** begin **

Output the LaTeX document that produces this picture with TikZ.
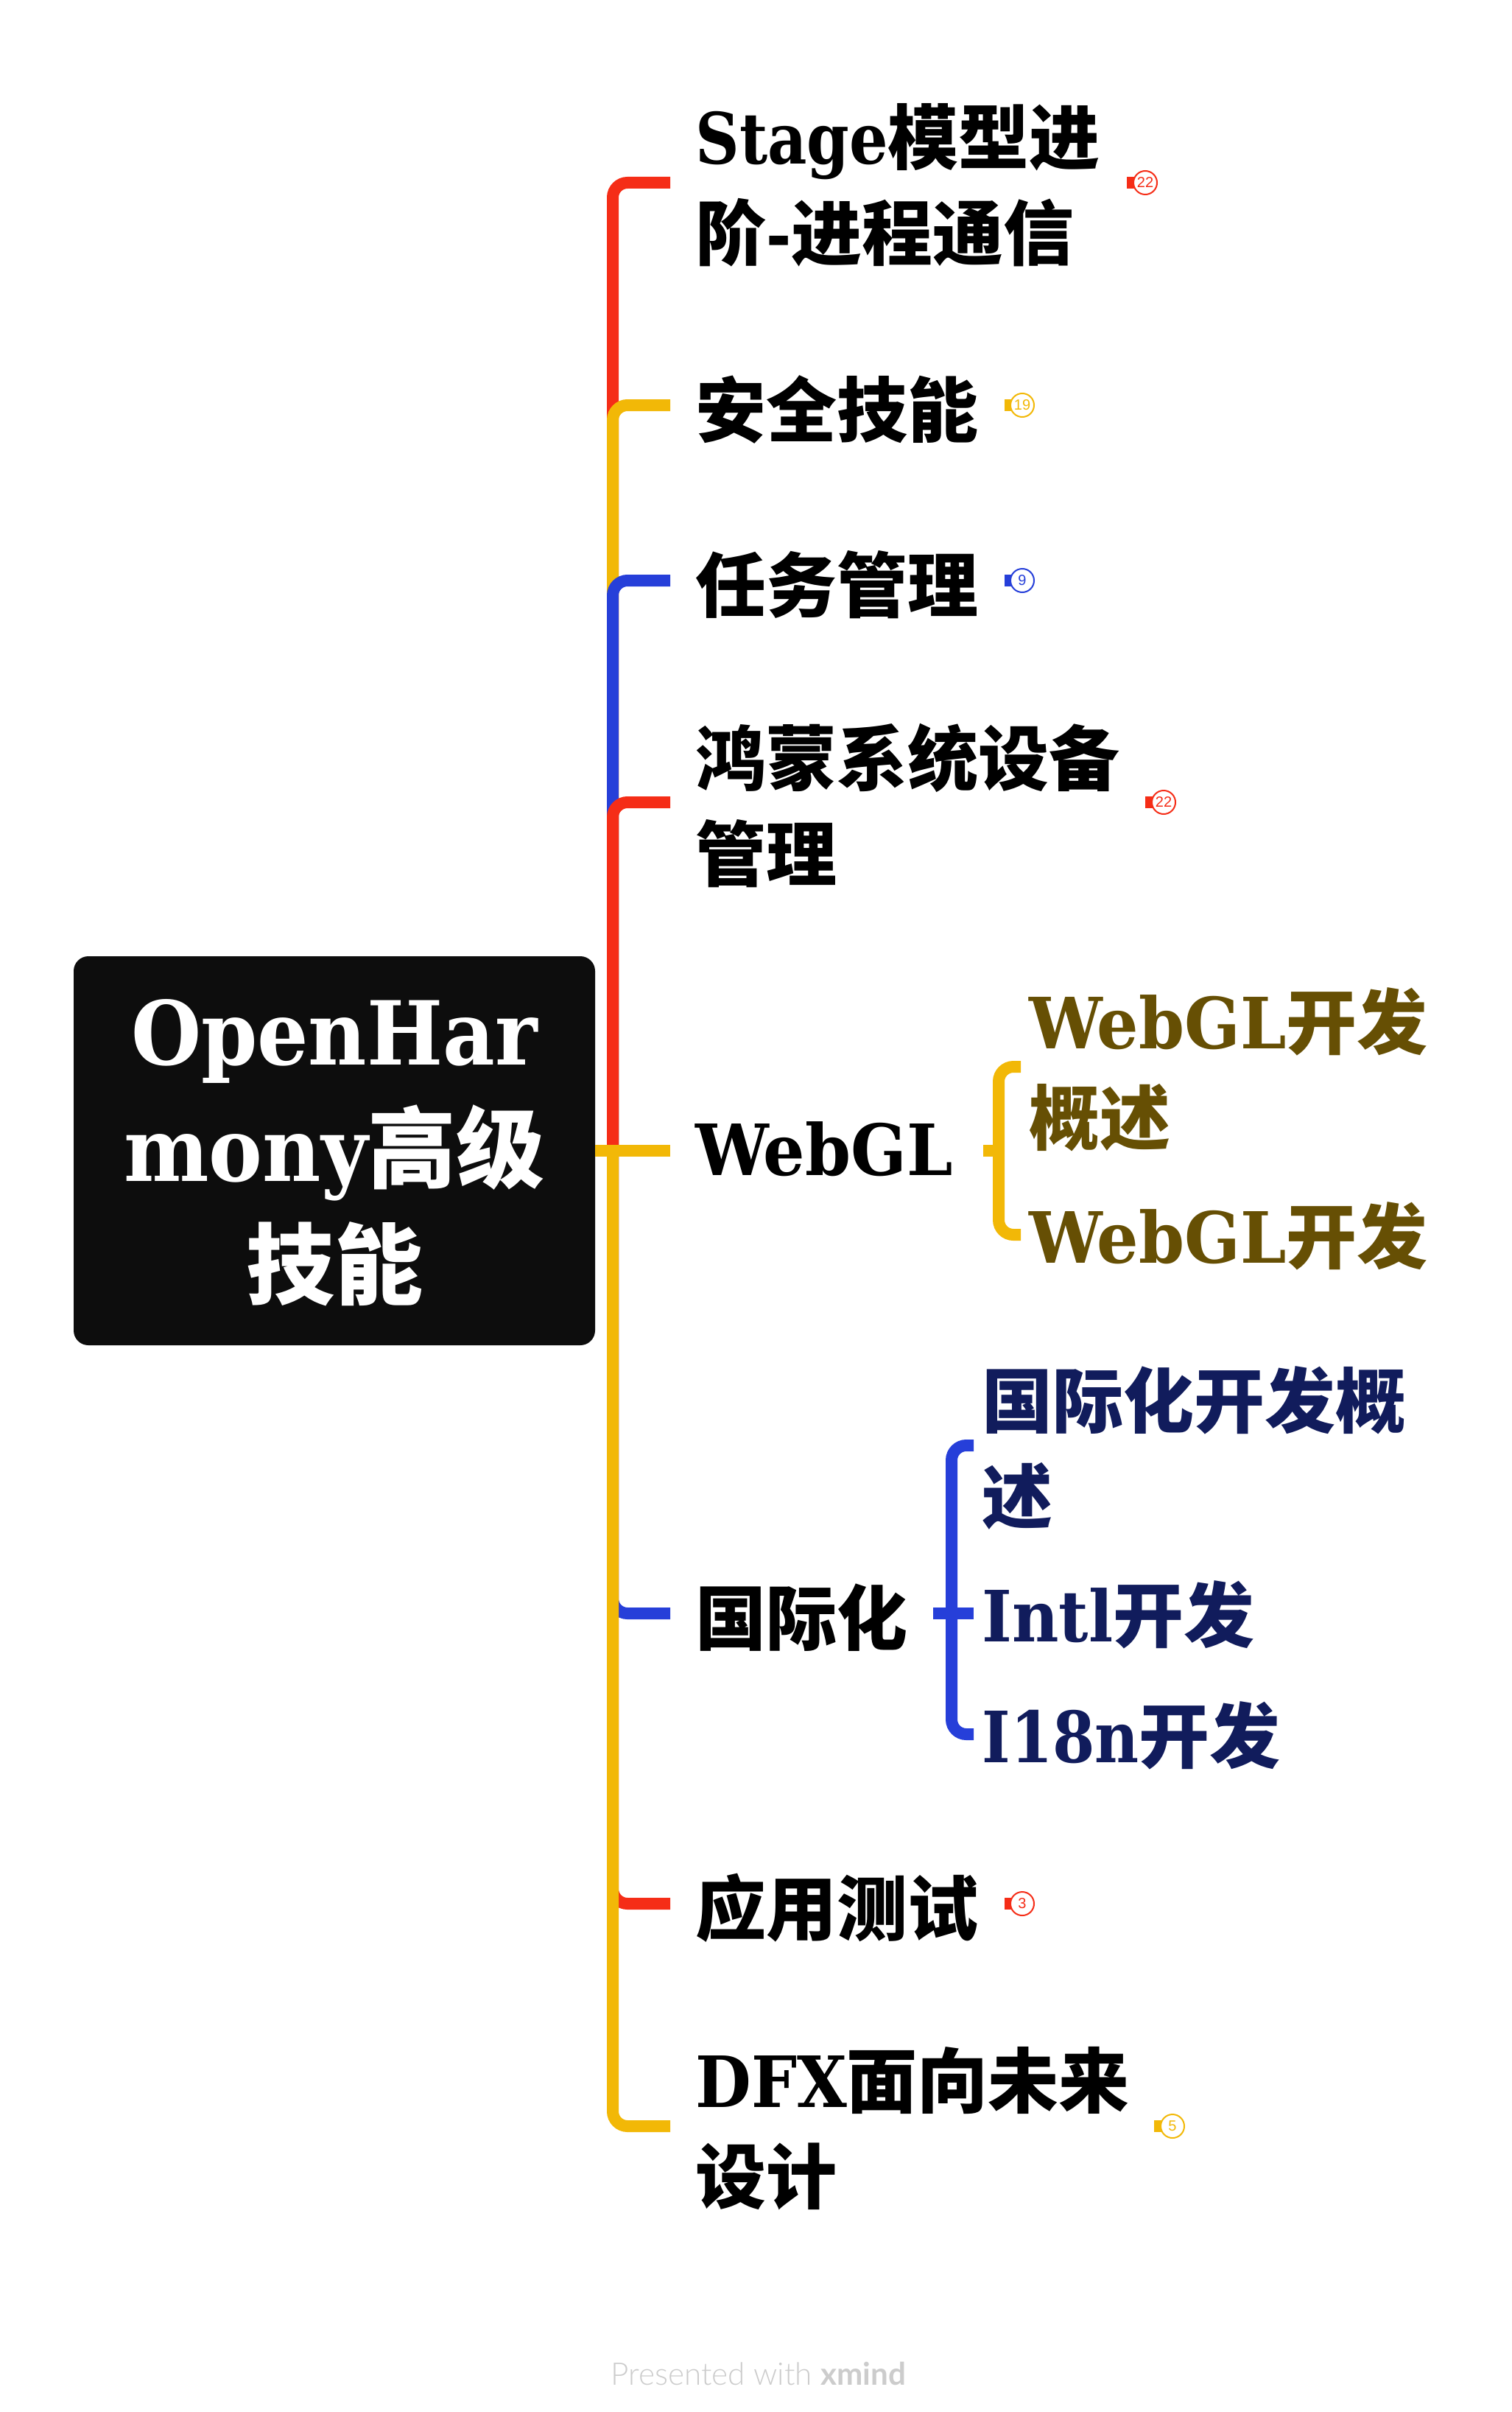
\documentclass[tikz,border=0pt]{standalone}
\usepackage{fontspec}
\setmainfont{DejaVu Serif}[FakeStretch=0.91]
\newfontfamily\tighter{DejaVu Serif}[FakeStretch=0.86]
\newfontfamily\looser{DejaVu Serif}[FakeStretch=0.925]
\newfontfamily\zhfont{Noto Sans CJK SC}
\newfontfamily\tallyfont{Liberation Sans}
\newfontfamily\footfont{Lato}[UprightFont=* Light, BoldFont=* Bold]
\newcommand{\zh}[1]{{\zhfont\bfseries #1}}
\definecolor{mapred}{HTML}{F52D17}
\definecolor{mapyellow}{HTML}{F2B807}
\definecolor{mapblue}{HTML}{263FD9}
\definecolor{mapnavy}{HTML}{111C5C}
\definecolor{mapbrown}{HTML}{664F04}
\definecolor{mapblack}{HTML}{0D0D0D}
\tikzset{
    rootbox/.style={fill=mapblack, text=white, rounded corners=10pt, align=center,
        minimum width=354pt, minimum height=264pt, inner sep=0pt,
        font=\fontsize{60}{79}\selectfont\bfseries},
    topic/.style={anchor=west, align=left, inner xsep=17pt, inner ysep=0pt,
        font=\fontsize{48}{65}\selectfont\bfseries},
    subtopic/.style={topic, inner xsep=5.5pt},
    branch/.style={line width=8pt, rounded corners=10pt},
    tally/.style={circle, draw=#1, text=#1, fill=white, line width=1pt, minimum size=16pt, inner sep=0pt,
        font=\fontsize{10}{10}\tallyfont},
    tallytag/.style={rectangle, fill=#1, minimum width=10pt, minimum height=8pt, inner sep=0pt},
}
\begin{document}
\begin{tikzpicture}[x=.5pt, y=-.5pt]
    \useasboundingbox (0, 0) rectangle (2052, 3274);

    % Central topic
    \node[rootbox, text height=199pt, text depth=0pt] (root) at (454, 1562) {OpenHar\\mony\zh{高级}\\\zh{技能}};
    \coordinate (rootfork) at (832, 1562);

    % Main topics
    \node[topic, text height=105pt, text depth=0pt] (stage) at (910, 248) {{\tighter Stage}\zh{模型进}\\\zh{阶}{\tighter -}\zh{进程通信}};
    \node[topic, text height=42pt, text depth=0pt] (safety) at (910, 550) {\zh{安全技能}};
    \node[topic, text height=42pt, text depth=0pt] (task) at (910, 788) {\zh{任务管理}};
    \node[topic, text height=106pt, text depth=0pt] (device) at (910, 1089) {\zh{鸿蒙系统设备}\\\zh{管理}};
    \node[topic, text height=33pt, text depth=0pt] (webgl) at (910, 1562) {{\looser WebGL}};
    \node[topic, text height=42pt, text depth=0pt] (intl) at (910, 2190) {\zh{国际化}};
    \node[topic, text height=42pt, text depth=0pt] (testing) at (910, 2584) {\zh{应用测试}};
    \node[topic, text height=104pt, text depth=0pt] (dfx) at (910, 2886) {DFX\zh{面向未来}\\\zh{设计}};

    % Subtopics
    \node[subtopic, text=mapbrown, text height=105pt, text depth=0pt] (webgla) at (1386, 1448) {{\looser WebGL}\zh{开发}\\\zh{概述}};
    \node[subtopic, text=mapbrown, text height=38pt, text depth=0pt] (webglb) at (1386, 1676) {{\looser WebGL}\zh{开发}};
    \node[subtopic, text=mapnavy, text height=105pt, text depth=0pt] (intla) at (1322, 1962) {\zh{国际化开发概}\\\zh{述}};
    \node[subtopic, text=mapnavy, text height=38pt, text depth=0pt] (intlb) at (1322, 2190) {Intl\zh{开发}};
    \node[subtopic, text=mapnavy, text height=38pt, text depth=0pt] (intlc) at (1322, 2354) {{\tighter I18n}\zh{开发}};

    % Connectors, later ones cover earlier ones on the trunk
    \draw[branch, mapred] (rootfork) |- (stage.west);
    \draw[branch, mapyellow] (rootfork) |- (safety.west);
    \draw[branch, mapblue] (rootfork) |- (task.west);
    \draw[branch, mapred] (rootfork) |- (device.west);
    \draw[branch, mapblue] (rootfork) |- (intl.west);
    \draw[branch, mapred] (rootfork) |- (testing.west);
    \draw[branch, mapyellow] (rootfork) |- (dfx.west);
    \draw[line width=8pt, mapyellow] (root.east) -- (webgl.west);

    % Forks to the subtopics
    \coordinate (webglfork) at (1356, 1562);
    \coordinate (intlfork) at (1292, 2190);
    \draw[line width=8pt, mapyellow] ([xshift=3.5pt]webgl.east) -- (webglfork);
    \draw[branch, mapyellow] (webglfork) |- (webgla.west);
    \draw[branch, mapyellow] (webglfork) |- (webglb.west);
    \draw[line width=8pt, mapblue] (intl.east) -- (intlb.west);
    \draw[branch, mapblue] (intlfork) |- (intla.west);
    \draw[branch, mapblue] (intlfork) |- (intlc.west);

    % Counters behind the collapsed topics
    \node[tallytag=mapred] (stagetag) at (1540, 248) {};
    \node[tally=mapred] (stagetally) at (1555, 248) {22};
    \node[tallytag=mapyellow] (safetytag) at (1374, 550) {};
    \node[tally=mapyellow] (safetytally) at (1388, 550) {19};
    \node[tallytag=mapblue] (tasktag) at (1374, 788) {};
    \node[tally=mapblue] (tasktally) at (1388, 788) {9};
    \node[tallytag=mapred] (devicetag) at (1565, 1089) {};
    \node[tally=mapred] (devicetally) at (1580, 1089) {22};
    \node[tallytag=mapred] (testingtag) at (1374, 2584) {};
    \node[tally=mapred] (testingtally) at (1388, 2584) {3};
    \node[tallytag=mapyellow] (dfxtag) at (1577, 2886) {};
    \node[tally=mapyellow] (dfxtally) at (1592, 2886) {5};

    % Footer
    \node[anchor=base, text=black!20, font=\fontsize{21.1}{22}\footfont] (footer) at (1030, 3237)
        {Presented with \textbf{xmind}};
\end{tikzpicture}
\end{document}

** end **

#### Goal:
Give every line above again exactly, with no pictures.

#### In response:
Output the LaTeX document that produces this picture with TikZ.
\documentclass[tikz,border=0pt]{standalone}
\usepackage{fontspec}
\setmainfont{DejaVu Serif}[FakeStretch=0.91]
\newfontfamily\tighter{DejaVu Serif}[FakeStretch=0.86]
\newfontfamily\looser{DejaVu Serif}[FakeStretch=0.925]
\newfontfamily\zhfont{Noto Sans CJK SC}
\newfontfamily\tallyfont{Liberation Sans}
\newfontfamily\footfont{Lato}[UprightFont=* Light, BoldFont=* Bold]
\newcommand{\zh}[1]{{\zhfont\bfseries #1}}
\definecolor{mapred}{HTML}{F52D17}
\definecolor{mapyellow}{HTML}{F2B807}
\definecolor{mapblue}{HTML}{263FD9}
\definecolor{mapnavy}{HTML}{111C5C}
\definecolor{mapbrown}{HTML}{664F04}
\definecolor{mapblack}{HTML}{0D0D0D}
\tikzset{
    rootbox/.style={fill=mapblack, text=white, rounded corners=10pt, align=center,
        minimum width=354pt, minimum height=264pt, inner sep=0pt,
        font=\fontsize{60}{79}\selectfont\bfseries},
    topic/.style={anchor=west, align=left, inner xsep=17pt, inner ysep=0pt,
        font=\fontsize{48}{65}\selectfont\bfseries},
    subtopic/.style={topic, inner xsep=5.5pt},
    branch/.style={line width=8pt, rounded corners=10pt},
    tally/.style={circle, draw=#1, text=#1, fill=white, line width=1pt, minimum size=16pt, inner sep=0pt,
        font=\fontsize{10}{10}\tallyfont},
    tallytag/.style={rectangle, fill=#1, minimum width=10pt, minimum height=8pt, inner sep=0pt},
}
\begin{document}
\begin{tikzpicture}[x=.5pt, y=-.5pt]
    \useasboundingbox (0, 0) rectangle (2052, 3274);

    % Central topic
    \node[rootbox, text height=199pt, text depth=0pt] (root) at (454, 1562) {OpenHar\\mony\zh{高级}\\\zh{技能}};
    \coordinate (rootfork) at (832, 1562);

    % Main topics
    \node[topic, text height=105pt, text depth=0pt] (stage) at (910, 248) {{\tighter Stage}\zh{模型进}\\\zh{阶}{\tighter -}\zh{进程通信}};
    \node[topic, text height=42pt, text depth=0pt] (safety) at (910, 550) {\zh{安全技能}};
    \node[topic, text height=42pt, text depth=0pt] (task) at (910, 788) {\zh{任务管理}};
    \node[topic, text height=106pt, text depth=0pt] (device) at (910, 1089) {\zh{鸿蒙系统设备}\\\zh{管理}};
    \node[topic, text height=33pt, text depth=0pt] (webgl) at (910, 1562) {{\looser WebGL}};
    \node[topic, text height=42pt, text depth=0pt] (intl) at (910, 2190) {\zh{国际化}};
    \node[topic, text height=42pt, text depth=0pt] (testing) at (910, 2584) {\zh{应用测试}};
    \node[topic, text height=104pt, text depth=0pt] (dfx) at (910, 2886) {DFX\zh{面向未来}\\\zh{设计}};

    % Subtopics
    \node[subtopic, text=mapbrown, text height=105pt, text depth=0pt] (webgla) at (1386, 1448) {{\looser WebGL}\zh{开发}\\\zh{概述}};
    \node[subtopic, text=mapbrown, text height=38pt, text depth=0pt] (webglb) at (1386, 1676) {{\looser WebGL}\zh{开发}};
    \node[subtopic, text=mapnavy, text height=105pt, text depth=0pt] (intla) at (1322, 1962) {\zh{国际化开发概}\\\zh{述}};
    \node[subtopic, text=mapnavy, text height=38pt, text depth=0pt] (intlb) at (1322, 2190) {Intl\zh{开发}};
    \node[subtopic, text=mapnavy, text height=38pt, text depth=0pt] (intlc) at (1322, 2354) {{\tighter I18n}\zh{开发}};

    % Connectors, later ones cover earlier ones on the trunk
    \draw[branch, mapred] (rootfork) |- (stage.west);
    \draw[branch, mapyellow] (rootfork) |- (safety.west);
    \draw[branch, mapblue] (rootfork) |- (task.west);
    \draw[branch, mapred] (rootfork) |- (device.west);
    \draw[branch, mapblue] (rootfork) |- (intl.west);
    \draw[branch, mapred] (rootfork) |- (testing.west);
    \draw[branch, mapyellow] (rootfork) |- (dfx.west);
    \draw[line width=8pt, mapyellow] (root.east) -- (webgl.west);

    % Forks to the subtopics
    \coordinate (webglfork) at (1356, 1562);
    \coordinate (intlfork) at (1292, 2190);
    \draw[line width=8pt, mapyellow] ([xshift=3.5pt]webgl.east) -- (webglfork);
    \draw[branch, mapyellow] (webglfork) |- (webgla.west);
    \draw[branch, mapyellow] (webglfork) |- (webglb.west);
    \draw[line width=8pt, mapblue] (intl.east) -- (intlb.west);
    \draw[branch, mapblue] (intlfork) |- (intla.west);
    \draw[branch, mapblue] (intlfork) |- (intlc.west);

    % Counters behind the collapsed topics
    \node[tallytag=mapred] (stagetag) at (1540, 248) {};
    \node[tally=mapred] (stagetally) at (1555, 248) {22};
    \node[tallytag=mapyellow] (safetytag) at (1374, 550) {};
    \node[tally=mapyellow] (safetytally) at (1388, 550) {19};
    \node[tallytag=mapblue] (tasktag) at (1374, 788) {};
    \node[tally=mapblue] (tasktally) at (1388, 788) {9};
    \node[tallytag=mapred] (devicetag) at (1565, 1089) {};
    \node[tally=mapred] (devicetally) at (1580, 1089) {22};
    \node[tallytag=mapred] (testingtag) at (1374, 2584) {};
    \node[tally=mapred] (testingtally) at (1388, 2584) {3};
    \node[tallytag=mapyellow] (dfxtag) at (1577, 2886) {};
    \node[tally=mapyellow] (dfxtally) at (1592, 2886) {5};

    % Footer
    \node[anchor=base, text=black!20, font=\fontsize{21.1}{22}\footfont] (footer) at (1030, 3237)
        {Presented with \textbf{xmind}};
\end{tikzpicture}
\end{document}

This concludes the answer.